Task directions:
Identify each line below that contains the word "this", and copy it out.

Data shown:

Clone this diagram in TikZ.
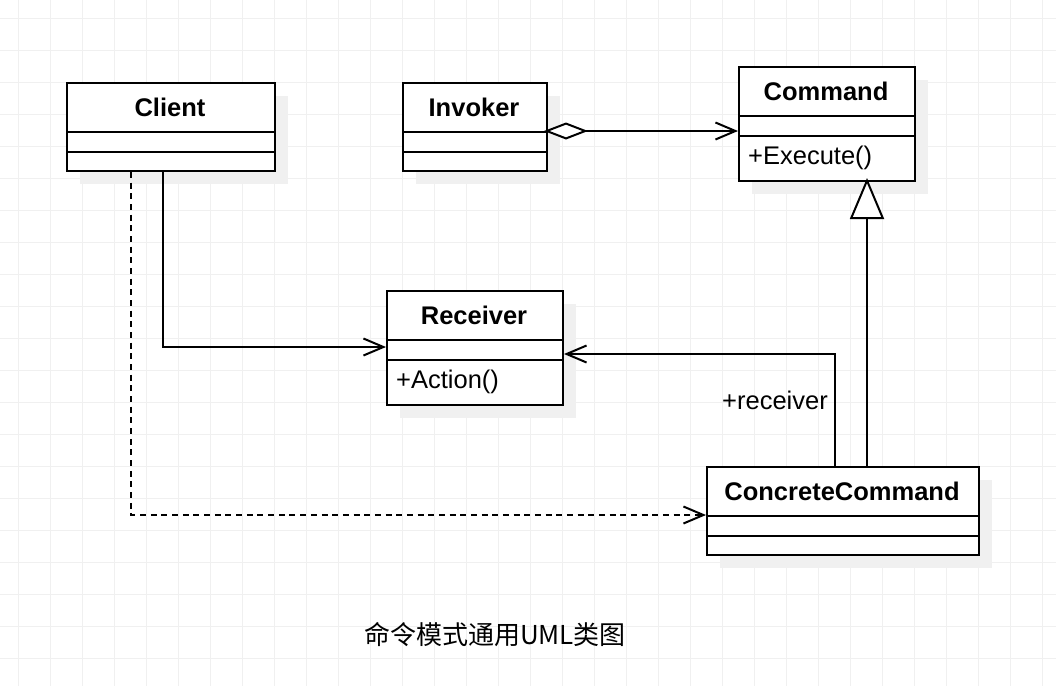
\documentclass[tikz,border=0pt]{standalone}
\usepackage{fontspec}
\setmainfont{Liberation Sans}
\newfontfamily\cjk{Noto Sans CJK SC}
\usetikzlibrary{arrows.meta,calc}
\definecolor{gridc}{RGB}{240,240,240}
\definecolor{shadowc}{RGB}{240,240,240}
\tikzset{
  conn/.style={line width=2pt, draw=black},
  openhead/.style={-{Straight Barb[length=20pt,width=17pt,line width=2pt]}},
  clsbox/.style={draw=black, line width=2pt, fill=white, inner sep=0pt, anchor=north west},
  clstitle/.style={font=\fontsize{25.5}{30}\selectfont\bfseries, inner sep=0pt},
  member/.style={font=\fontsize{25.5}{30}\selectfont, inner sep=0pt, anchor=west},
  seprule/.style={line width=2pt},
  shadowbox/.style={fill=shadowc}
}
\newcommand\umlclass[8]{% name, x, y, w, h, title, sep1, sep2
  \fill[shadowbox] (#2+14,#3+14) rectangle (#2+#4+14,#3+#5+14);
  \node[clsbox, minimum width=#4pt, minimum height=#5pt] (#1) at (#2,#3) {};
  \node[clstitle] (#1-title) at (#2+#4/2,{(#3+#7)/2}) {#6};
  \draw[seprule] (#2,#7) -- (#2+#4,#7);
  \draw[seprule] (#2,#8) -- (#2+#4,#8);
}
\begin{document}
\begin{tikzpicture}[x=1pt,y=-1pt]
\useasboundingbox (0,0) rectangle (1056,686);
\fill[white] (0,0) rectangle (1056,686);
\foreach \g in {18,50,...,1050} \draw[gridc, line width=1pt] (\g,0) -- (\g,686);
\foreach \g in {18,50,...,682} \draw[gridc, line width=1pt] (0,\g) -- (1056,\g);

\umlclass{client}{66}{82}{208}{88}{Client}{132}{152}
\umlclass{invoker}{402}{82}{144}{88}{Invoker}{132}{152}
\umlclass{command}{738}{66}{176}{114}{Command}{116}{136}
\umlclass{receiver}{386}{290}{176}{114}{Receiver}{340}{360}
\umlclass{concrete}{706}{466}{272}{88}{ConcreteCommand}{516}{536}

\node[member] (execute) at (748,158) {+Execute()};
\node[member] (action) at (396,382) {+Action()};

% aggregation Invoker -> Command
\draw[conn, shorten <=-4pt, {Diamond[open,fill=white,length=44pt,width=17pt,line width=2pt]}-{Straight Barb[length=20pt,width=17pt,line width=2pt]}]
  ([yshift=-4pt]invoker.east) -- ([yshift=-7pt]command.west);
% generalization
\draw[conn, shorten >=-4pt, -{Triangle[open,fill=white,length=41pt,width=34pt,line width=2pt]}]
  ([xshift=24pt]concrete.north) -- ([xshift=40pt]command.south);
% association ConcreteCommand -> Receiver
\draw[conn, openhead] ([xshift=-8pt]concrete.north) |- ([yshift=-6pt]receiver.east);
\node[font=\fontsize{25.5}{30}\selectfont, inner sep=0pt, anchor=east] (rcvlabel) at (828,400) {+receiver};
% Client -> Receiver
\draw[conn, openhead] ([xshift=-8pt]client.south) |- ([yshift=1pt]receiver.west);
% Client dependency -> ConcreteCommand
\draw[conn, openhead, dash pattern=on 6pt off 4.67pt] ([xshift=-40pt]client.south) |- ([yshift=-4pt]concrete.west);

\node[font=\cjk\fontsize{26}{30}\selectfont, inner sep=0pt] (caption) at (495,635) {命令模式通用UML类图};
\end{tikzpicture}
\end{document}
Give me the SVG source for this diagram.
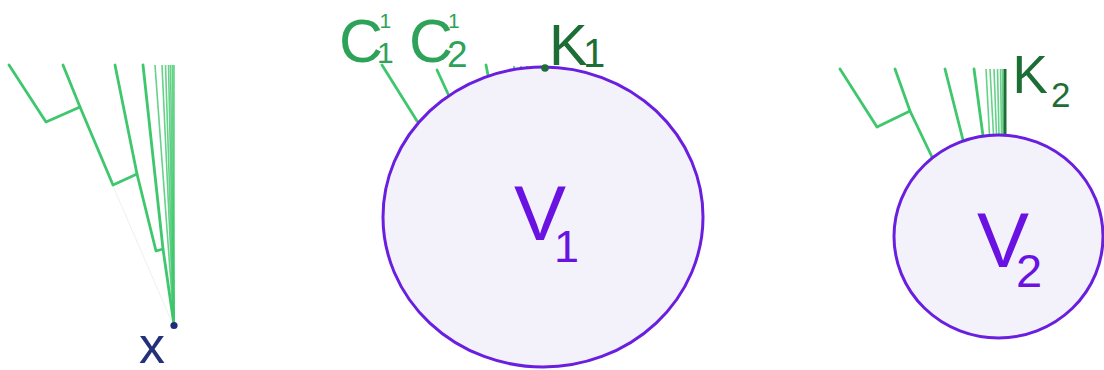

Full answer:
Clone this diagram in TikZ.
Give me the SVG source for this diagram.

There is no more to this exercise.